Finn nodded. “You know in this town everybody thinks somebody else has jurisdiction. So we have to do the same thing ten times because somebody’s panties got in a wad.”
“Tell me about it,” the other cop said. “Just make it quick.”
“Roger that,” Finn said, turning back to his work.
The surveyor’s apparatus they were using was actually a video camera currently filming two entrances to the Capitol building and detailing the rotation of security guards and other essential elements for a successful penetration later. Ever since a man had broken through the Capitol security perimeter with comparative ease, several high-ranking pols had been livid. They had secretly retained Finn’s company to test whether the “enhanced” security measures put in place were the real fix or not. From what Finn had seen so far, they clearly weren’t.
Back at the office, Finn spent the next two hours “phone freaking.” This was a complex exercise involving phoning one person after another and building on the intelligence with each call to elicit more specific information from each new person called. Finn had used this technique to learn the central location in the United States of the vaccine for a nasty bioterrorism bug by pretending to be a marketing student doing a term paper on commercial distribution techniques. He talked to eight different people, finishing with a vice president of the company that manufactured the vaccine, who unknowingly confirmed the location while answering what he obviously thought was a totally unrelated series of questions.
Today Finn was gathering info on two upcoming projects: the hit on the Capitol and a far more involved crashing of the Pentagon. While it had been unfortunately proved beyond doubt that one could fly a large plane into the headquarters of the U.S. military and damage it, there were far subtler ways of breaching the facility’s security and perhaps doing more harm than the doomed jumbo jet had. Among other possible scenarios, one could booby-trap the military’s command and control system, or sabotage its air filtration system, killing or sickening tens of thousands of key government personnel, or even blow up the building from the inside out.
As Finn went about his work, he kept an eye on the Internet for news of Carter Gray’s death. As expected, the authorities were keeping a tight lid on all of it. There had been no leaks and most stories were confined to telling and retelling the glorious career and public service of the dead man, Carter Robert Gray. Finally, Finn couldn’t take it anymore. He went for a walk.
And then he decided, on impulse, to visit his mother. He would catch a flight that very night, after the kids were in bed. He could see her the next day and be back home that same night. After the navy gig, he had some downtime coming anyway.

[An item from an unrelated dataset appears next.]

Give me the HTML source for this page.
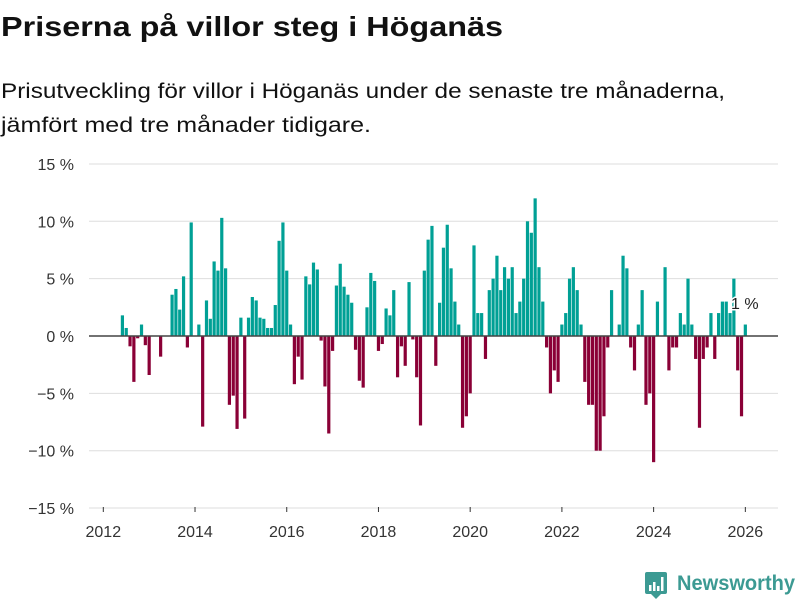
<!DOCTYPE html>
<html><head><meta charset="utf-8"><style>
body{margin:0;background:#fff;width:800px;height:600px;overflow:hidden;font-family:"Liberation Sans","DejaVu Sans",sans-serif}
svg{display:block}
</style></head><body>
<svg id="chart" width="800" height="600" viewBox="0 0 800 600" xmlns="http://www.w3.org/2000/svg">
<text x="1" y="36" font-size="28" font-weight="bold" fill="#111" textLength="502" lengthAdjust="spacingAndGlyphs">Priserna på villor steg i Höganäs</text>
<text x="1" y="98" font-size="21" fill="#111" textLength="724" lengthAdjust="spacingAndGlyphs">Prisutveckling för villor i Höganäs under de senaste tre månaderna,</text>
<text x="1" y="132" font-size="21" fill="#111" textLength="370" lengthAdjust="spacingAndGlyphs">jämfört med tre månader tidigare.</text>
<g id="grid"></g>
<g id="bars"></g>
<g id="xaxis"></g>
<g>
<rect x="645" y="572" width="22" height="22" rx="2" fill="#3c9a93"/>
<path d="M651 594 L656 599 L661 594 Z" fill="#3c9a93"/>
<rect x="649" y="585" width="2.5" height="6" fill="#fff"/>
<rect x="653" y="582" width="2.5" height="9" fill="#fff"/>
<rect x="657" y="586" width="2.5" height="5" fill="#fff"/>
<rect x="661" y="577" width="2.5" height="14" fill="#fff"/>
<text x="677" y="590" font-size="21" font-weight="bold" fill="#3c9a93" textLength="118" lengthAdjust="spacingAndGlyphs">Newsworthy</text>
</g>
</svg>
<script>
const startYear = 2012;
const startMonth = 5; // May 2012
const values = [1.8,0.7,-0.9,-4.0,-0.2,1.0,-0.8,-3.4,0,0,-1.8,0,0,3.6,4.1,2.3,5.2,-1.0,9.9,0,1.0,-7.9,
3.1,1.5,6.5,5.7,10.3,5.9,-6.0,-5.2,-8.1,1.6,-7.2,1.6,3.4,3.1,1.6,1.5,0.7,0.7,2.7,8.3,9.9,5.7,1.0,-4.2,
-1.8,-3.8,5.2,4.5,6.4,5.8,-0.4,-4.4,-8.5,-1.3,4.4,6.3,4.3,3.6,2.9,-1.2,-3.9,-4.5,2.5,5.5,4.8,-1.3,-0.7,
2.4,1.8,4.0,-3.6,-0.9,-2.6,4.7,-0.3,-3.6,-7.8,5.7,8.4,9.6,-2.6,2.9,7.7,9.7,5.9,3.0,1.0,-8.0,-7.0,-5.0,
7.9,2.0,2.0,-2.0,4.0,5.0,7.0,4.0,6.0,5.0,6.0,2.0,3.0,5.0,10.0,9.0,12.0,6.0,3.0,-1.0,-5.0,-3.0,-4.0,
1.0,2.0,5.0,6.0,4.0,1.0,-4.0,-6.0,-6.0,-10,-10,-7,-1,4,0,1,7,5.9,-1,-3,1,4,-6,-5,-11,3,0,6,-3,-1,-1,
2,1,5,1,-2,-8,-2,-1,2,-2,2,3,3,2,5,-3,-7,1];
const yTicks = [15,10,5,0,-5,-10,-15];
const xTicks = [2012,2014,2016,2018,2020,2022,2024,2026];
const lastLabel = "1 %";

const NS="http://www.w3.org/2000/svg";
const X0=103.3, PXY=45.86, Y0=336, PXP=11.47;
function x(t){return X0+(t-2012)*PXY;}
function y(v){return Y0-v*PXP;}
function mk(tag,attrs,parent){const e=document.createElementNS(NS,tag);for(const k in attrs)e.setAttribute(k,attrs[k]);parent.appendChild(e);return e;}
const grid=document.getElementById('grid'),bars=document.getElementById('bars'),xa=document.getElementById('xaxis');
yTicks.forEach(v=>{
  if(v!==0){const l=mk('line',{x1:89,x2:778,y1:y(v),y2:y(v),stroke:'#dedede','stroke-width':1},grid);
  
  }
  const t=mk('text',{x:74,y:y(v)+6,'text-anchor':'end','font-size':16,fill:'#333'},grid);
  
  
  t.textContent=(v<0?'\u2212'+(-v):v)+' %';
});
values.forEach((v,i)=>{
  if(v===0)return;
  const m=startMonth-1+i;
  const t=startYear+(m+1)/12;
  const cx=x(t);
  const r=mk('rect',{x:(cx-1.6).toFixed(2),width:3.2,y:Math.min(y(v),Y0),height:Math.abs(y(v)-Y0),fill:v>0?'#00a095':'#8a0036'},bars);
  
  
});
const zl=mk('line',{x1:89,x2:778,y1:Y0,y2:Y0,stroke:'#444','stroke-width':1.5},grid.parentNode);


xTicks.forEach(yr=>{
  const tk=mk('line',{x1:x(yr),x2:x(yr),y1:507,y2:512,stroke:'#333','stroke-width':1},xa);
  
  
  const t=mk('text',{x:x(yr),y:537,'text-anchor':'middle','font-size':16,fill:'#333'},xa);
  
  
  t.textContent=yr;
});
const lbl=mk('text',{x:731,y:309,'font-size':16,fill:'#222',stroke:'#fff','stroke-width':3,'paint-order':'stroke'},xa.parentNode);


lbl.textContent=lastLabel;
</script>
</body></html>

His was not a nine-to-five occupation. And with several jobs percolating in the prep stage before the field operations would begin, now was actually a good time to go.
He both loved and hated to see his mother. The routine never varied; it couldn’t, actually. Yet since it had all begun with her, Finn had to return to that touchstone from time to time. It wasn’t like he was reporting in, but in a way that’s exactly what he was doing.
He booked the flight online and called Mandy and told her. He left work early, drove his two youngest to swimming and baseball practice respectively, and then picked them up later. After they were asleep he left for the airport, for the short ride to one of the longest days of his life.